* [WORK REQUIRED]:
Every line that includes the word "this" is to be listed.

* [Source code of charts]:
/---
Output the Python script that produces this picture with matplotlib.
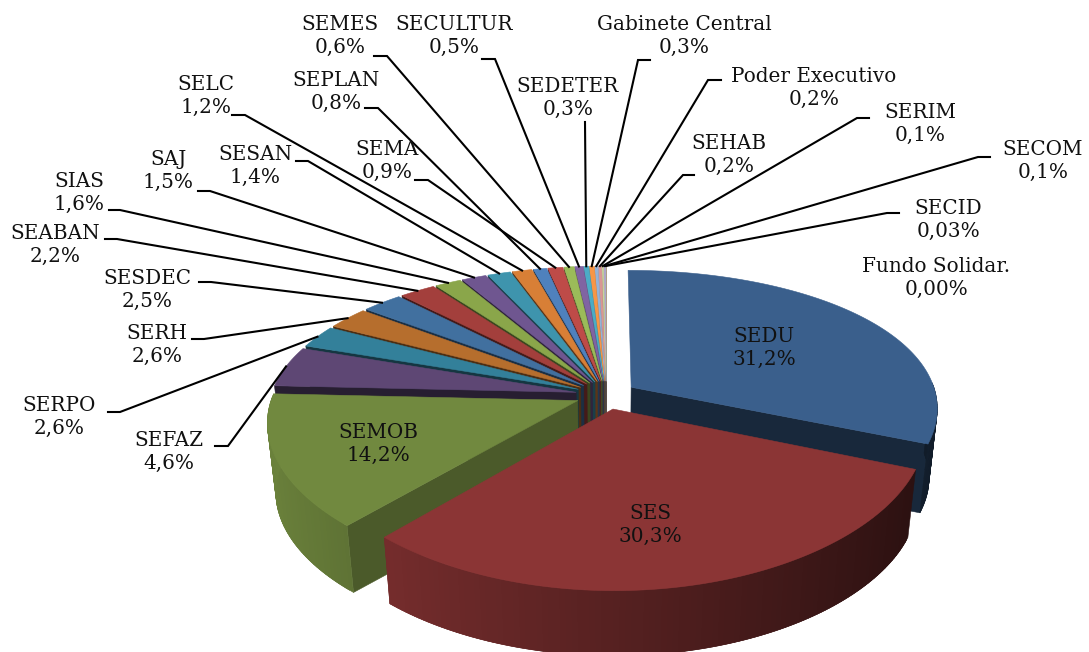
import numpy as np
import matplotlib
matplotlib.use('Agg')
import matplotlib.pyplot as plt
from matplotlib.colors import to_rgb

# clockwise from 12 o'clock
names = ['SEDU', 'SES', 'SEMOB', 'SEFAZ', 'SERPO', 'SERH', 'SESDEC', 'SEABAN', 'SIAS', 'SAJ',
         'SESAN', 'SELC', 'SEPLAN', 'SEMA', 'SEMES', 'SECULTUR', 'SEDETER', 'Gabinete Central',
         'Poder Executivo', 'SEHAB', 'SERIM', 'SECOM', 'SECID', 'Fundo Solidar.']
values = [31.2, 30.3, 14.2, 4.6, 2.6, 2.6, 2.5, 2.2, 1.6, 1.5,
          1.4, 1.2, 0.8, 0.9, 0.6, 0.5, 0.3, 0.3,
          0.2, 0.2, 0.1, 0.1, 0.03, 0.0]
pct_labels = ['31,2%', '30,3%', '14,2%', '4,6%', '2,6%', '2,6%', '2,5%', '2,2%', '1,6%', '1,5%',
              '1,4%', '1,2%', '0,8%', '0,9%', '0,6%', '0,5%', '0,3%', '0,3%',
              '0,2%', '0,2%', '0,1%', '0,1%', '0,03%', '0,00%']

colors = ['#3A5F8C', '#8B3535', '#71893F', '#5E4774', '#33809A', '#B66E2D', '#41709F', '#A33F3C',
          '#8AA64A', '#6F5690', '#3E94AD', '#D87F36', '#4F81BD', '#BE4B48', '#9BBB59', '#8064A2',
          '#4BACC6', '#F79646', '#95B3D7', '#D99694', '#C3D69B', '#B3A2C7', '#92CDDC', '#FAC090']

# label centre (x, y) and leader elbow (x0, x1, y), in pixels
label_pos = [(764, 348), (650, 525), (378, 444), (169, 452), (59, 417), (157, 345), (147, 290),
             (55, 245), (79, 193), (168, 171), (255, 166), (206, 96), (336, 92), (387, 161),
             (340, 36), (454, 36), (568, 98), (684, 36), (814, 88), (729, 155), (920, 124),
             (1043, 161), (948, 220), (936, 278)]
elbows = [None, None, None, (215, 228, 446), (108, 120, 412), (192, 204, 339), (199, 211, 282),
          (105, 117, 239), (109, 120, 210), (198, 210, 191), (296, 308, 161), (232, 245, 115),
          (365, 378, 108), (415, 428, 180), (374, 387, 56), (482, 495, 59), (585, 585, 122),
          (650, 638, 60), (721, 708, 80), (694, 683, 175), (869, 857, 118), (990, 978, 157),
          (899, 887, 213), None]

# 3d projection
CX, CY = 606, 395
A, B = 305, 141.5
KX, KY = 0.14, 0.188
EXPLODE = 0.1
H, F = 70, 0.975


def project(u, v, bottom=False):
    x = CX + A * u / (1 + KX * v)
    y = CY - B * v / (1 + KY * v)
    if bottom:
        x = CX + (x - CX) * F
        y = CY + (y - CY) * F + H
    return x, y


def shade(col, f):
    return tuple(min(1, c * f) for c in to_rgb(col))


def poly(ax, pts, col):
    pts = np.array(pts)
    ax.fill(pts[:, 0], pts[:, 1], color=col, lw=0.4, antialiased=True)


fig = plt.figure(figsize=(10.89, 6.52), dpi=100)
ax = fig.add_axes([0, 0, 1, 1])
ax.set_xlim(0, 1089)
ax.set_ylim(652, 0)
ax.axis('off')

vals = np.array(values)
edges = np.concatenate([[0], np.cumsum(vals)]) / vals.sum() * 2 * np.pi


def draw_wedge(i):
    t0, t1 = edges[i], edges[i + 1]
    tm = (t0 + t1) / 2
    ou, ov = EXPLODE * np.sin(tm), EXPLODE * np.cos(tm)
    ts = np.linspace(t0, t1, max(int((t1 - t0) * 60), 3))
    top = [project(ou, ov)] + [project(ou + np.sin(t), ov + np.cos(t)) for t in ts]
    col = colors[i]
    side = 0.66 if names[i] == 'SEMOB' else 0.42

    # radial faces that look at the camera
    for t, visible in ((t0, np.sin(t0) < 0), (t1, np.sin(t1) > 0)):
        if visible:
            ru, rv = ou + np.sin(t), ov + np.cos(t)
            poly(ax, [project(ou, ov), project(ru, rv), project(ru, rv, True), project(ou, ov, True)],
                 shade(col, side))

    # outer rim, strips overlap the next one so no seams show
    for k in range(len(ts) - 1):
        a, b = ts[k], ts[min(k + 2, len(ts) - 1)]
        m = (ts[k] + ts[k + 1]) / 2
        if np.cos(m) < 0.03:
            ua, va = ou + np.sin(a), ov + np.cos(a)
            ub, vb = ou + np.sin(b), ov + np.cos(b)
            poly(ax, [project(ua, va), project(ub, vb), project(ub, vb, True), project(ua, va, True)],
                 shade(col, 0.62 - 0.33 * np.sin(m)))

    poly(ax, top, col)


# back to front
order = list(range(len(values) - 1, 2, -1)) + [0, 2, 1]
for i in order:
    draw_wedge(i)

for i, name in enumerate(names):
    x, y = label_pos[i]
    ax.text(x, y, name + '\n' + pct_labels[i], ha='center', va='center', fontsize=14.4,
            family='DejaVu Serif', color='#111111', linespacing=1.24, zorder=6)
    if elbows[i] is None:
        continue
    x0, x1, ey = elbows[i]
    tm = (edges[i] + edges[i + 1]) / 2
    rx, ry = project((1 + EXPLODE) * np.sin(tm), (1 + EXPLODE) * np.cos(tm))
    ax.plot([x0, x1, rx], [ey, ey, ry], color='black', lw=1.5, solid_joinstyle='miter', zorder=5)

fig.savefig('out.png', dpi=100, facecolor='white')
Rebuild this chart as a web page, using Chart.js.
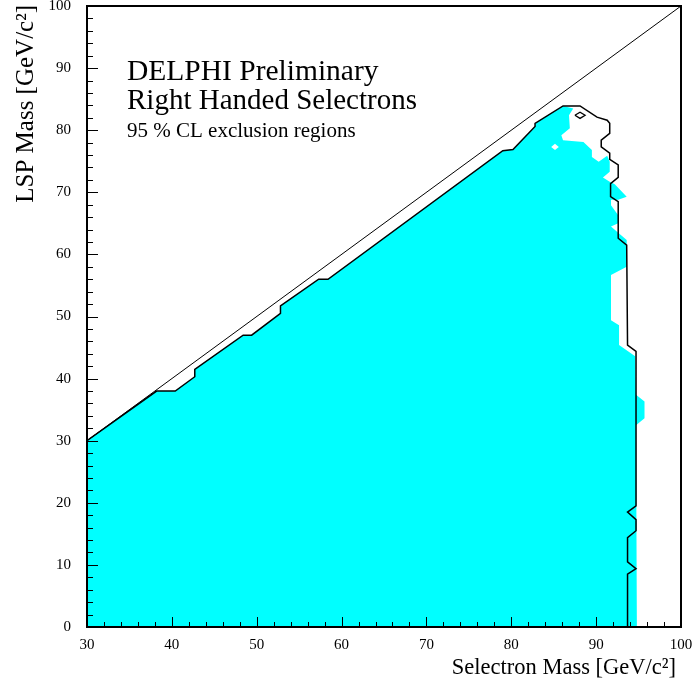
<!DOCTYPE html>
<html>
<head>
<meta charset="utf-8">
<script src="https://cdn.jsdelivr.net/npm/chart.js@4/dist/chart.umd.min.js"></script>
<style>
    body { margin: 0; background: #fff; }
    canvas { display: block; }
</style>
</head>
<body>
<canvas id="slepChart" width="692" height="686"></canvas>
<script>
// ---------- DATA ----------
const xTickValues = [30, 40, 50, 60, 70, 80, 90, 100];
const yTickValues = [0, 10, 20, 30, 40, 50, 60, 70, 80, 90, 100];

// kinematic limit m(LSP) = m(selectron)
const limitX = [30, 100];
const limitY = [30, 100];

// black exclusion contour
const contourX = [30, 38.2, 40.4, 42.7, 42.7, 48.4, 49.4, 52.8, 52.8, 57.3, 58.4, 79.0, 80.2, 82.8, 82.8, 86.1, 88.1,
    90.1, 91.3, 91.6, 91.6, 90.6, 90.6, 91.6, 91.6, 92.6, 92.6, 91.7, 91.7, 92.6, 92.6, 93.6, 93.7, 94.7,
    94.7, 93.7, 94.7, 94.7, 93.7, 93.7, 94.7, 93.7, 93.7];
const contourY = [30, 38, 38, 40.3, 41.5, 47, 47, 50.5, 51.7, 56, 56, 76.7, 76.9, 80.6, 81.1, 83.9, 83.9,
    82.1, 81.6, 81.1, 79.5, 78.4, 77.3, 76.3, 75.3, 74.4, 72.4, 71.4, 69.3, 68.5, 62.6, 61.5, 45.4, 44.4,
    19.5, 18.5, 17.3, 15.5, 14.4, 10.5, 9.4, 8.5, 0];

// small closed contour island
const islandX = [87.5, 88.1, 88.7, 88.1, 87.5];
const islandY = [82.4, 82.9, 82.4, 81.9, 82.4];

// excluded (cyan) region outline
const regionX = [30, 30, 38.2, 40.4, 42.7, 42.7, 48.4, 49.4, 52.8, 52.8, 57.3, 58.4, 79.0, 80.2, 82.8, 82.8, 86.1,
    87.3, 86.8, 86.9, 85.9, 86.1, 88.5, 89.5, 89.5, 90.3, 91.3, 91.6, 91.6, 90.8, 91.6, 92.2, 93.6, 92.6,
    91.75, 91.75, 92.6, 92.6, 91.75, 92.6, 93.6, 93.6, 91.75, 91.75, 92.7, 92.7, 94.6, 94.7, 95.7, 95.7,
    94.7, 94.8];
const regionY = [0, 30, 38, 38, 40.3, 41.5, 47, 47, 50.5, 51.7, 56, 56, 76.7, 76.9, 80.6, 81.1, 83.9,
    83.5, 82.4, 80.3, 79.2, 78.4, 78.1, 76.8, 75.7, 74.9, 75.9, 74.9, 73.3, 72.4, 71.7, 71.3, 69.3, 68.8,
    68.8, 67.9, 66.3, 65.0, 64.5, 63.5, 62.3, 58.0, 56.7, 49.4, 48.6, 45.4, 43.6, 37.4, 36.3, 33.6,
    32.5, 0];

// white hole inside the cyan area
const holeX = [84.7, 85.15, 85.6, 85.15, 84.7];
const holeY = [77.3, 77.8, 77.3, 76.8, 77.3];

const labels = [
    { text: "DELPHI Preliminary", size: 29.5, x: 127, y: 80 },
    { text: "Right Handed Selectrons", size: 29, x: 127, y: 109 },
    { text: "95 % CL exclusion regions", size: 21, x: 127, y: 137 }
];
const xTitle = "Selectron Mass [GeV/c\u00b2]";
const yTitle = "LSP Mass [GeV/c\u00b2]";

const SERIF = "'Liberation Serif', 'DejaVu Serif', serif";

function toPoints(xs, ys) {
    return xs.map((x, i) => ({ x: x, y: ys[i] }));
}

// ---------- FRAME, INWARD TICKS, TEXT ----------
const framePlugin = {
    id: "frame",
    afterDatasetsDraw(chart) {
        const { ctx, chartArea: a, scales: { x, y } } = chart;
        ctx.save();
        ctx.strokeStyle = "#000";
        ctx.lineWidth = 1;
        ctx.beginPath();
        for (let v = 30; v <= 100; v += 2) {
            const px = Math.round(x.getPixelForValue(v)) + 0.5;
            const len = v % 10 === 0 ? 10 : 5;
            ctx.moveTo(px, a.bottom);
            ctx.lineTo(px, a.bottom - len);
        }
        for (let v = 0; v <= 100; v += 2) {
            const py = Math.round(y.getPixelForValue(v)) + 0.5;
            const len = v % 10 === 0 ? 11 : 6;
            ctx.moveTo(a.left, py);
            ctx.lineTo(a.left + len, py);
        }
        ctx.stroke();
        ctx.lineWidth = 2;
        ctx.strokeRect(a.left, a.top, a.right - a.left, a.bottom - a.top);
        ctx.restore();
    },
    afterDraw(chart) {
        const ctx = chart.ctx;
        ctx.save();
        ctx.fillStyle = "#000";
        ctx.textBaseline = "alphabetic";
        labels.forEach(l => {
            ctx.font = l.size + "px " + SERIF;
            ctx.fillText(l.text, l.x, l.y);
        });
        // axis titles
        ctx.font = "22.5px " + SERIF;
        ctx.textAlign = "right";
        ctx.fillText(xTitle, 676, 674);
        ctx.translate(33, 5);
        ctx.rotate(-Math.PI / 2);
        ctx.font = "25px " + SERIF;
        ctx.fillText(yTitle, 0, 0);
        ctx.restore();
    }
};

// ---------- CHART ----------
new Chart(document.getElementById("slepChart"), {
    type: "scatter",
    data: {
        datasets: [
            {
                data: toPoints(limitX, limitY),
                showLine: true, borderColor: "#000", borderWidth: 1,
                pointRadius: 0, fill: false, order: 1
            },
            {
                data: toPoints(contourX, contourY),
                showLine: true, borderColor: "#000", borderWidth: 1.5,
                pointRadius: 0, fill: false, order: 2
            },
            {
                data: toPoints(islandX, islandY),
                showLine: true, borderColor: "#000", borderWidth: 1.3,
                pointRadius: 0, fill: false, order: 2
            },
            {
                data: toPoints(holeX, holeY),
                showLine: true, borderWidth: 0, borderColor: "rgba(0,0,0,0)",
                backgroundColor: "#fff", pointRadius: 0, fill: "shape", order: 4
            },
            {
                data: toPoints(regionX, regionY),
                showLine: true, borderWidth: 0, borderColor: "rgba(0,0,0,0)",
                backgroundColor: "#00ffff", pointRadius: 0, fill: "shape", order: 5
            }
        ]
    },
    options: {
        responsive: false,
        animation: false,
        events: [],
        layout: { padding: { top: 6, right: 11, left: 0, bottom: 0 } },
        plugins: {
            legend: { display: false },
            tooltip: { enabled: false }
        },
        scales: {
            x: {
                type: "linear",
                min: 30, max: 100,
                grid: { display: false, drawTicks: false },
                border: { display: false },
                afterBuildTicks: s => { s.ticks = xTickValues.map(v => ({ value: v })); },
                afterFit: s => { s.height = 59; s.paddingLeft = 0; s.paddingRight = 0; },
                ticks: {
                    autoSkip: false, maxRotation: 0, padding: 9,
                    color: "#000", font: { family: SERIF, size: 15 }
                }
            },
            y: {
                type: "linear",
                min: 0, max: 100,
                grid: { display: false, drawTicks: false },
                border: { display: false },
                afterBuildTicks: s => { s.ticks = yTickValues.map(v => ({ value: v })); },
                afterFit: s => { s.width = 87; s.paddingTop = 0; s.paddingBottom = 0; },
                ticks: {
                    autoSkip: false, padding: 16,
                    color: "#000", font: { family: SERIF, size: 15 }
                }
            }
        }
    },
    plugins: [framePlugin]
});
</script>
</body>
</html>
\---
* [EXERCISE SOLUTION]:
Output the Python script that produces this picture with matplotlib.
Rebuild this chart as a web page, using Chart.js.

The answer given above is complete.